As a former resident of our fair city, the former governor and current attorney general has some ideas for the developers in our area, and though they may hurt, and though they may be built upon faulty science, he is bound and determined to see them implemented.
This article from Sacramento News & Review reports.
An excerpt.
“The state attorney general wants Sacramento to stop talking about what it plans to do about global warming and just do it.
“California’s top cop Jerry Brown hasn’t been shy about forcing local governments around the state onto the global-warming bandwagon. In 2007, he sued the county of San Bernadino and then threatened to sue the city of Stockton to make them comply with the state’s climate-change plan. Now the A.G. is getting involved in the writing of Sacramento’s general plan—the once-in-a-generation document that guides future development.
“The plan is due to be adopted by the Sacramento City Council in late January. But this summer, as city staff was putting the finishing touches on an environmental-impact report for the plan, Jerry Brown’s deputies intervened, saying the plan skirted Sacramento’s responsibility to help fight global warming.
“We thought we were doing a great job. We thought maybe we’d get a letter from the A.G. saying we were doing a great job,” said Tom Pace, the city’s long range planning manager. Instead, he got a letter saying nice try, but there was “substantial room for improvement” in the city’s plan.
“The city’s general-plan process has been underway for four years. During that time, planners and policy-makers have crafted a whole range of development guidelines, including rules on housing affordability, the city’s development boundaries and the mix of office, commercial and residential properties.

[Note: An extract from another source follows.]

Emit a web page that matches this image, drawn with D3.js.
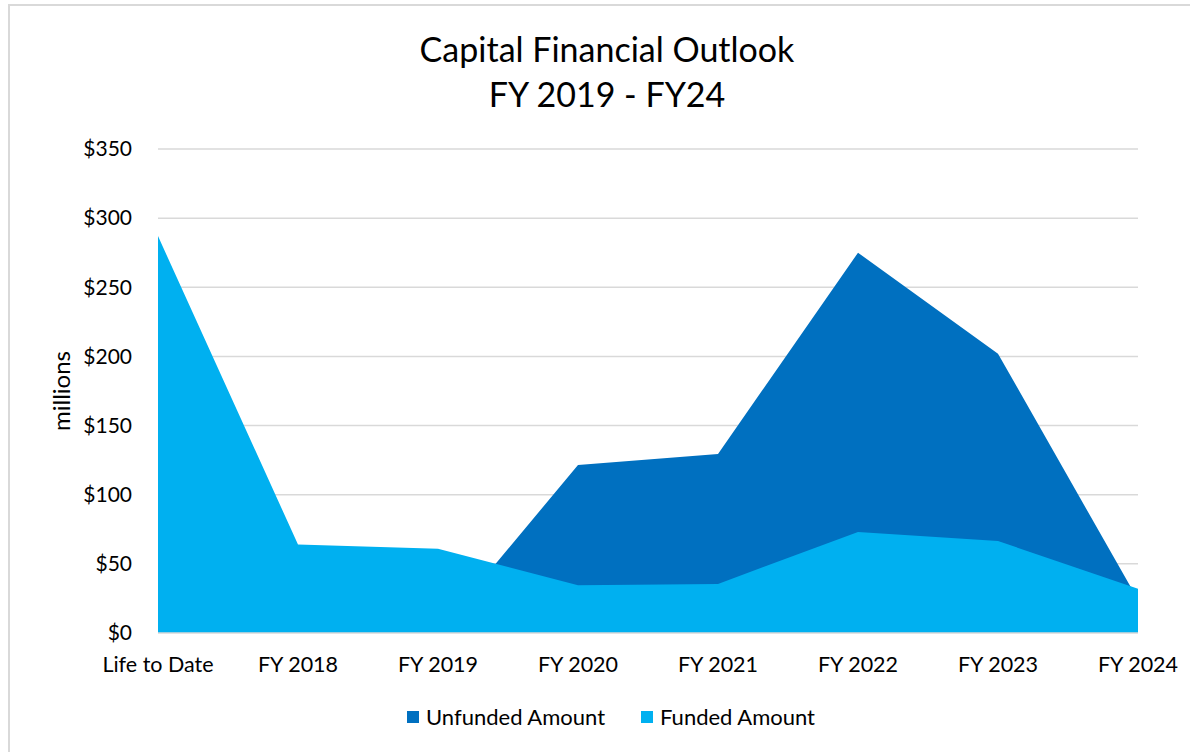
<!DOCTYPE html>
<html>
<head>
<meta charset="utf-8">
<script src="https://cdn.jsdelivr.net/npm/d3@7"></script>
<style>
  html, body { margin: 0; padding: 0; background: #fff; }
  svg { display: block; }
  text { font-family: Lato, "Open Sans", sans-serif; fill: #000; }
</style>
</head>
<body>
<svg id="chart" width="1190" height="752"></svg>
<script>
const categories = ["Life to Date", "FY 2018", "FY 2019", "FY 2020", "FY 2021", "FY 2022", "FY 2023", "FY 2024"];
const unfunded = [0, 0, 0, 121.5, 129.5, 275, 202, 24];
const funded = [287, 64, 61, 34.5, 35.5, 73, 66.5, 32];
const yTicks = [0, 50, 100, 150, 200, 250, 300, 350];
const seriesNames = ["Unfunded Amount", "Funded Amount"];
const colors = ["#0070C0", "#00B0F0"];
const titleLines = ["Capital Financial Outlook", "FY 2019 - FY24"];

const svg = d3.select("#chart");
const m = {left: 158, right: 1138, top: 149, bottom: 633};

// outer border
svg.append("rect").attr("x", 9).attr("y", 5).attr("width", 1200).attr("height", 800)
  .attr("fill", "none").attr("stroke", "#d9d9d9").attr("stroke-width", 2);

const x = d3.scalePoint().domain(categories).range([m.left, m.right]).padding(0);
const y = d3.scaleLinear().domain([0, 350]).range([m.bottom, m.top]);

// gridlines
svg.append("g").selectAll("line").data(yTicks.filter(d => d > 0)).join("line")
  .attr("x1", m.left).attr("x2", m.right)
  .attr("y1", d => y(d)).attr("y2", d => y(d))
  .attr("stroke", "#d9d9d9").attr("stroke-width", 1.5);

// areas
const area = d3.area().x((d, i) => x(categories[i])).y0(y(0)).y1(d => y(d));
[unfunded, funded].forEach((s, i) => {
  svg.append("path").datum(s).attr("d", area).attr("fill", colors[i]);
});

// x axis line
svg.append("line").attr("x1", m.left).attr("x2", m.right).attr("y1", y(0)).attr("y2", y(0))
  .attr("stroke", "#d9d9d9").attr("stroke-width", 1.5);

// y tick labels
svg.append("g").selectAll("text").data(yTicks).join("text")
  .attr("x", 132).attr("y", d => y(d)).attr("dy", "0.35em")
  .attr("text-anchor", "end").attr("font-size", 21)
  .text(d => "$" + d);

// x tick labels
svg.append("g").selectAll("text").data(categories).join("text")
  .attr("x", d => x(d)).attr("y", 672)
  .attr("text-anchor", "middle").attr("font-size", 21.5)
  .text(d => d);

// y axis title
svg.append("text").attr("transform", "translate(62,391) rotate(-90)")
  .attr("dy", "0.35em")
  .attr("text-anchor", "middle").attr("font-size", 24).text("millions");

// title
svg.append("g").selectAll("text").data(titleLines).join("text")
  .attr("x", 607).attr("y", (d, i) => 62 + i * 45)
  .attr("text-anchor", "middle").attr("font-size", 34)
  .text(d => d);

// legend
const legendX = [407, 641];
const lg = svg.append("g").selectAll("g").data(seriesNames).join("g")
  .attr("transform", (d, i) => `translate(${legendX[i]},711)`);
lg.append("rect").attr("width", 12).attr("height", 12).attr("fill", (d, i) => colors[i]);
lg.append("text").attr("x", 19).attr("y", 6).attr("dy", "0.35em").attr("font-size", 22).text(d => d);
</script>
</body>
</html>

“The plan anticipates nearly 40 percent population growth in the city. Planners estimate that there will 100,000 new housing units, 140,000 new jobs and 200,000 new people in the city of Sacramento by the year 2030.
“The last big overhaul of the city’s general plan was in 1988. Back then, the phrase “suburban sprawl” hadn’t entered common usage. Even the notion of “global warming” was still unfamiliar to most.
“Recognizing the realities of the 21st century, Pace says the city’s new general plan turns the old development patterns upside down. The new plan calls for the two-thirds of future growth to be directed into already developed areas of the city. That means shoehorning thousands of new homes, shops and offices into downtown, into empty lots in existing neighborhoods and along existing commercial corridors, like 65th Street and Florin Road.
“By contrast, one-third of the new growth will be “greenfield” development, constructed on presently undeveloped land in areas like Delta Shores, the south part of the city, or Greenbriar and the Panhandle in Natomas.”